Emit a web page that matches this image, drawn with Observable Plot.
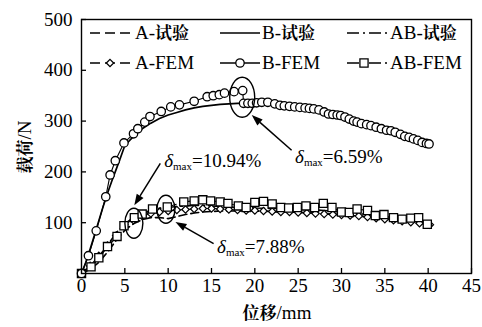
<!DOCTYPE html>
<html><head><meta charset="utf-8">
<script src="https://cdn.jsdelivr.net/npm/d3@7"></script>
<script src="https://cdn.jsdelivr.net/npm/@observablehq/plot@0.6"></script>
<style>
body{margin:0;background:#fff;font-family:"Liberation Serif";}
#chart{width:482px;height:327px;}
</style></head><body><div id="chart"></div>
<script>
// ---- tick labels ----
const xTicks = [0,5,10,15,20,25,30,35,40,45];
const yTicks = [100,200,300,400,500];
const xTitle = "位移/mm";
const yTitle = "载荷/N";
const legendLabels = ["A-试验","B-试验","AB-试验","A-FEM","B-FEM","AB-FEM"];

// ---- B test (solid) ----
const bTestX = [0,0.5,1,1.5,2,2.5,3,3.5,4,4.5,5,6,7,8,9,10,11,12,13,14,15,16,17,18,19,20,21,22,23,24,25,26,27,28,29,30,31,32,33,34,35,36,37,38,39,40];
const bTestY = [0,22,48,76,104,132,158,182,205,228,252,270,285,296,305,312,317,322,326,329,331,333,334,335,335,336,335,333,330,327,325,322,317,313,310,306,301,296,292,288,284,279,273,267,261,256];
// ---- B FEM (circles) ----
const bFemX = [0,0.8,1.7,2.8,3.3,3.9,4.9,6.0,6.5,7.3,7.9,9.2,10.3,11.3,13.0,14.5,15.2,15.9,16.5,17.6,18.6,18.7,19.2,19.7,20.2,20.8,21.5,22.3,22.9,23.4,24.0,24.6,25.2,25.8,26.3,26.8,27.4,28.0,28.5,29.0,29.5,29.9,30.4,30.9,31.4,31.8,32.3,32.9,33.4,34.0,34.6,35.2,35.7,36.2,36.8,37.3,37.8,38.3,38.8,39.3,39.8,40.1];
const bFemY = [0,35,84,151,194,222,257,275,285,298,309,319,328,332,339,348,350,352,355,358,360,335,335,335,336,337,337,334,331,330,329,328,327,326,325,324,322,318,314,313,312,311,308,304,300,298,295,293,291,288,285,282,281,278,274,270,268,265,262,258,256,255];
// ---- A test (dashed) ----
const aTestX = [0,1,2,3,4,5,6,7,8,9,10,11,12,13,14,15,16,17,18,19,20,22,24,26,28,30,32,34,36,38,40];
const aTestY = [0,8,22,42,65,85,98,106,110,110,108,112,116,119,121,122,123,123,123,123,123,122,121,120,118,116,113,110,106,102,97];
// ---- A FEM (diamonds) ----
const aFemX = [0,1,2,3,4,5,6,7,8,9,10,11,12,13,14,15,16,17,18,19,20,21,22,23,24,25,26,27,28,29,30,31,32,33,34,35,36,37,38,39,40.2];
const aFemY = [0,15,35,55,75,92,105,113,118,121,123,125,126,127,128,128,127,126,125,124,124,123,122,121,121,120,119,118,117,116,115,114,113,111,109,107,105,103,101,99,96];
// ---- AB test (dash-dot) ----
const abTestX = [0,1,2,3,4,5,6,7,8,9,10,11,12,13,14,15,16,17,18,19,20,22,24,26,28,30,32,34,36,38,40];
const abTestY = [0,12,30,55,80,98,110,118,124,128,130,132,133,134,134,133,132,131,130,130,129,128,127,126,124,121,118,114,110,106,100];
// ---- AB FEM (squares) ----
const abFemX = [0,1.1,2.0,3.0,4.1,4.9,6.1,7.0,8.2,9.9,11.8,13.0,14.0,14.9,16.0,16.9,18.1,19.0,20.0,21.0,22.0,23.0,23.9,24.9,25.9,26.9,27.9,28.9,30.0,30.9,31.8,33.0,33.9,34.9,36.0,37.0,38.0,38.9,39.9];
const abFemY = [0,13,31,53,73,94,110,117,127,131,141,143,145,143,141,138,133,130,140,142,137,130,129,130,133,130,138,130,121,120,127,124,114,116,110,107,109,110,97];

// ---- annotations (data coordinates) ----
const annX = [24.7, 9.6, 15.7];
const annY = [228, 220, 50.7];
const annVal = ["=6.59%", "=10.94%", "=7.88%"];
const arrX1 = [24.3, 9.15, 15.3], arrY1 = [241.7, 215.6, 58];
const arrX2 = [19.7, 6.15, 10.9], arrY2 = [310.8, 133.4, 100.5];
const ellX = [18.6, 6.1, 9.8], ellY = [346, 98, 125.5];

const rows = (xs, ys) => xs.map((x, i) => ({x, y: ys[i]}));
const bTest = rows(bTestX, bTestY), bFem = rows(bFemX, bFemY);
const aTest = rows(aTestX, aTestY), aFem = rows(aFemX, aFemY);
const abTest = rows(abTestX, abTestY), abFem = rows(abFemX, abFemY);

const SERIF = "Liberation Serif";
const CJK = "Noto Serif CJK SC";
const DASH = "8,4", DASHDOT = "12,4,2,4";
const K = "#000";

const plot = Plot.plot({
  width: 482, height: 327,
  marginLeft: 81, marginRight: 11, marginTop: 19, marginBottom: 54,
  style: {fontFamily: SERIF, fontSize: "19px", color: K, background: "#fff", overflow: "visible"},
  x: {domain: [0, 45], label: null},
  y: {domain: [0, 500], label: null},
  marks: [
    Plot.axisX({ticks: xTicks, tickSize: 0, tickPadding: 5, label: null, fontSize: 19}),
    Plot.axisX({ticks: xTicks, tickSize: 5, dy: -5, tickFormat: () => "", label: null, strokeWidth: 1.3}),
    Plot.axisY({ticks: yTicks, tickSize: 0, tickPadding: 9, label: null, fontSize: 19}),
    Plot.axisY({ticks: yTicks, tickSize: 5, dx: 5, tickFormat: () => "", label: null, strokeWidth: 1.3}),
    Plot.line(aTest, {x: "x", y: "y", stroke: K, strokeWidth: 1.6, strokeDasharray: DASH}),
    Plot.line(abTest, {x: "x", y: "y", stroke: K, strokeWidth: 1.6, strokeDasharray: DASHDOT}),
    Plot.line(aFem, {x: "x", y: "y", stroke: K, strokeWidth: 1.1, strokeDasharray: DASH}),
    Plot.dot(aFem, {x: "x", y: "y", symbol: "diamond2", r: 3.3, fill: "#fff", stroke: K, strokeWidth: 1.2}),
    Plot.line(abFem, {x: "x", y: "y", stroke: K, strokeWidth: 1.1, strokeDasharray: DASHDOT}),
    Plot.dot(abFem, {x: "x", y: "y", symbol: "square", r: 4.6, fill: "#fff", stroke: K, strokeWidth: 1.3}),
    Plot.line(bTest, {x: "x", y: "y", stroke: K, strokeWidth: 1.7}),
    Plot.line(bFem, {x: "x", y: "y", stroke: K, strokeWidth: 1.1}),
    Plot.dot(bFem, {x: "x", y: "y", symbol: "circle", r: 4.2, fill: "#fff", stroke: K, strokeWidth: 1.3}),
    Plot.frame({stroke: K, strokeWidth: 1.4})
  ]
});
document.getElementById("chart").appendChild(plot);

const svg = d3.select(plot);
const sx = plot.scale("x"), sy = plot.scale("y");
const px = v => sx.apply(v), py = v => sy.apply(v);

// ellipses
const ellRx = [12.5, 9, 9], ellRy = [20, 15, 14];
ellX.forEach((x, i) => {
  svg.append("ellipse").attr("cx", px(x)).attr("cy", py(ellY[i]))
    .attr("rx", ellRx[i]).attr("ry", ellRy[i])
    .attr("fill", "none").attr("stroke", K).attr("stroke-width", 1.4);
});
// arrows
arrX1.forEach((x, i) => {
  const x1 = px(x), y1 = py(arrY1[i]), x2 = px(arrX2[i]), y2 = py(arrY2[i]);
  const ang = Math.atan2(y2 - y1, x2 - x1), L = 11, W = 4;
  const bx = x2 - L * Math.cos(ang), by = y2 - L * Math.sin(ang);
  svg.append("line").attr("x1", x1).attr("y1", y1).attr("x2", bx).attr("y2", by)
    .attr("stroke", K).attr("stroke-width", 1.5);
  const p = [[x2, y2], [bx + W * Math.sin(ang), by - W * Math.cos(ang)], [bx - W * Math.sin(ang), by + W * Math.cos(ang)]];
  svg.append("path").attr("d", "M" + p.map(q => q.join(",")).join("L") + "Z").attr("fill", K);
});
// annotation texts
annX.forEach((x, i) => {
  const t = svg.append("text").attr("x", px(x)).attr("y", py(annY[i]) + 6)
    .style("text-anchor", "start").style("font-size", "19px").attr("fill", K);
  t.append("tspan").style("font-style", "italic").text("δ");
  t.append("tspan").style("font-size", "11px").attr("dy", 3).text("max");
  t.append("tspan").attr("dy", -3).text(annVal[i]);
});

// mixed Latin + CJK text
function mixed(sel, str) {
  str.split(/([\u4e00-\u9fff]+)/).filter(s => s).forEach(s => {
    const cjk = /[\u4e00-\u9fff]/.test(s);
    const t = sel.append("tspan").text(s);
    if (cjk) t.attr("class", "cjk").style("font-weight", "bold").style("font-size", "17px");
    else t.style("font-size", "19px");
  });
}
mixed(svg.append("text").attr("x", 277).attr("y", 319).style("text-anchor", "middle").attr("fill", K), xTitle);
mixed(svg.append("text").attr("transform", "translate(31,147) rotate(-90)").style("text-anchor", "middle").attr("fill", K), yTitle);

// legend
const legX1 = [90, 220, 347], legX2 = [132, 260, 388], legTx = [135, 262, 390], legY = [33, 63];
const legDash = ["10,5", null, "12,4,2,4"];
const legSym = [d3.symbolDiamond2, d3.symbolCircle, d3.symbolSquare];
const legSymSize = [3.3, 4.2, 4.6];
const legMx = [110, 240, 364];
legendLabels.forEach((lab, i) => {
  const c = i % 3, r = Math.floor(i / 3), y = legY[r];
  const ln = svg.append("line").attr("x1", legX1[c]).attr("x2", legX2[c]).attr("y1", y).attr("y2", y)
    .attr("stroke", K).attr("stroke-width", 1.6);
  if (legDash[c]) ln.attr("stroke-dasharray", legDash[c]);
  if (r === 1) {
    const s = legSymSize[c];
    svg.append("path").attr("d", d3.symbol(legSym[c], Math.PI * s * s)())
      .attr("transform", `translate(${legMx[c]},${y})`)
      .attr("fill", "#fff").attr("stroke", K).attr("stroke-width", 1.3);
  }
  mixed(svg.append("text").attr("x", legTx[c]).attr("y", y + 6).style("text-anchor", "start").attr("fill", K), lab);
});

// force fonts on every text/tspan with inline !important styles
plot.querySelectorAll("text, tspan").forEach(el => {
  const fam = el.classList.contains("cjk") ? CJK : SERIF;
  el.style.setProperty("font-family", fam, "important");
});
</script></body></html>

◆ ◆ ◆ ◆ ◆

* **Required task**: From the data above, pick out each line containing "with" and copy it.

* **Correct result**:
Emit a web page that matches this image, drawn with Observable Plot.
// force fonts on every text/tspan with inline !important styles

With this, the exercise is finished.